Even without a text or programme, the music's emotional and referential content implies an existential dimension. Without an explicit programme or titles, we have few clues to the "meaning" of the Fifth Symphony other than the music itself. Mahler offers some guidance by grouping the five movements, which share some thematic Material, as well as an obsession with death, from the first part; the central scherzo stands alone as the second part; and the lat two movements, which are also linked thematically, form the third.
An essential aspect of Mahler's symphonies is the idea of emotional and spiritual progression, through various alternatives to a (provisional) conclusion. One important means he uses to articulate this spiritual journey is the technique of progressive tonality. In other symphonies he begins and ends movements in diferent keys, but in the Fifth each movement begins and ends in the same key; however as a whole, it moves from C sharp minor opening movement to the D major of the third and fifth movements.

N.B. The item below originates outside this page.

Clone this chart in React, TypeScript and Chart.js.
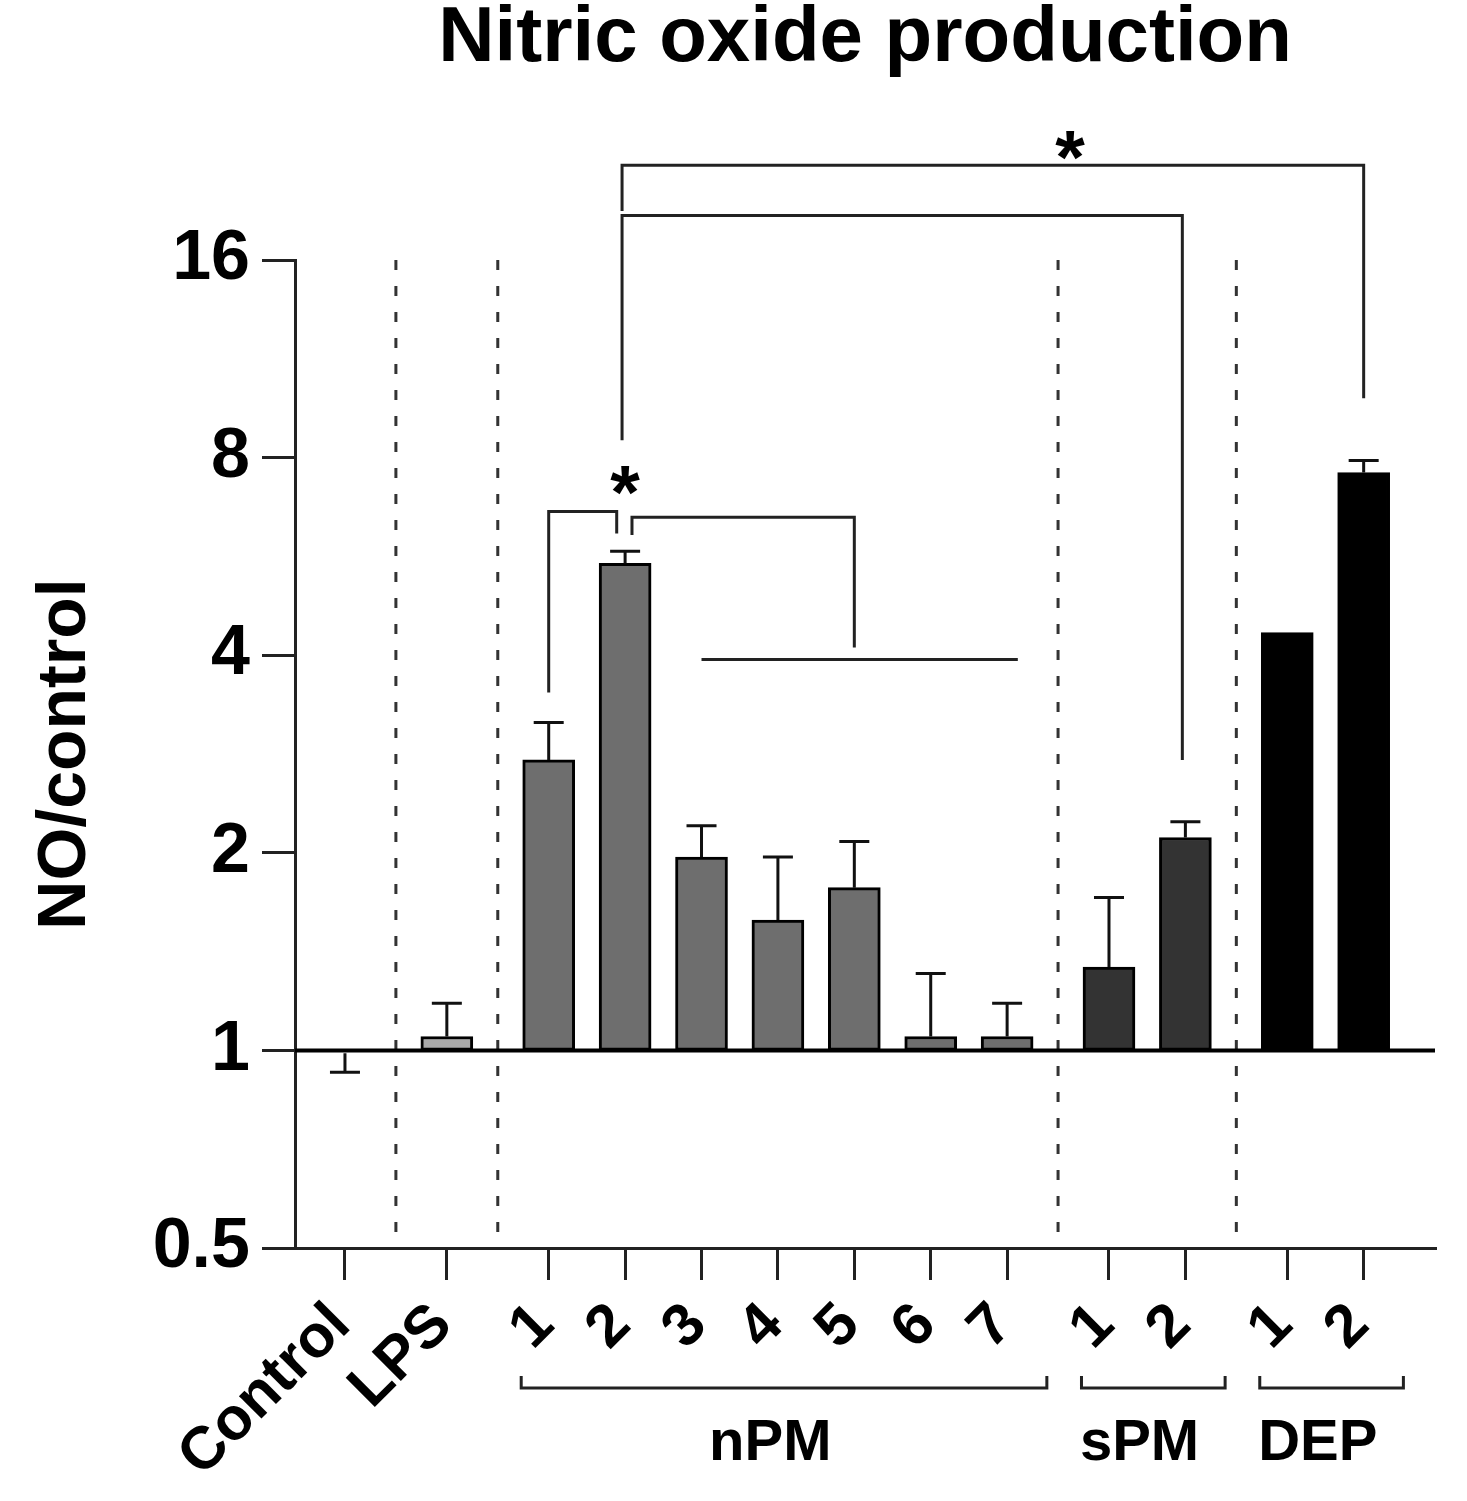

One reason for Mahler's significance and influence as a composer is that he viewed his music as a means of seeking and expressing solutions to the problems of his personal, spiritual life.
The Symphony No. 5 by Gustav Mahler is arguably the best known Mahler symphony. The musical canvas and emotional scope of the work are huge. Herbert von Karajan said once that when you hear Mahler's Fifth, "you forget that time has passed. A great performance of the Fifth is a transforming experience."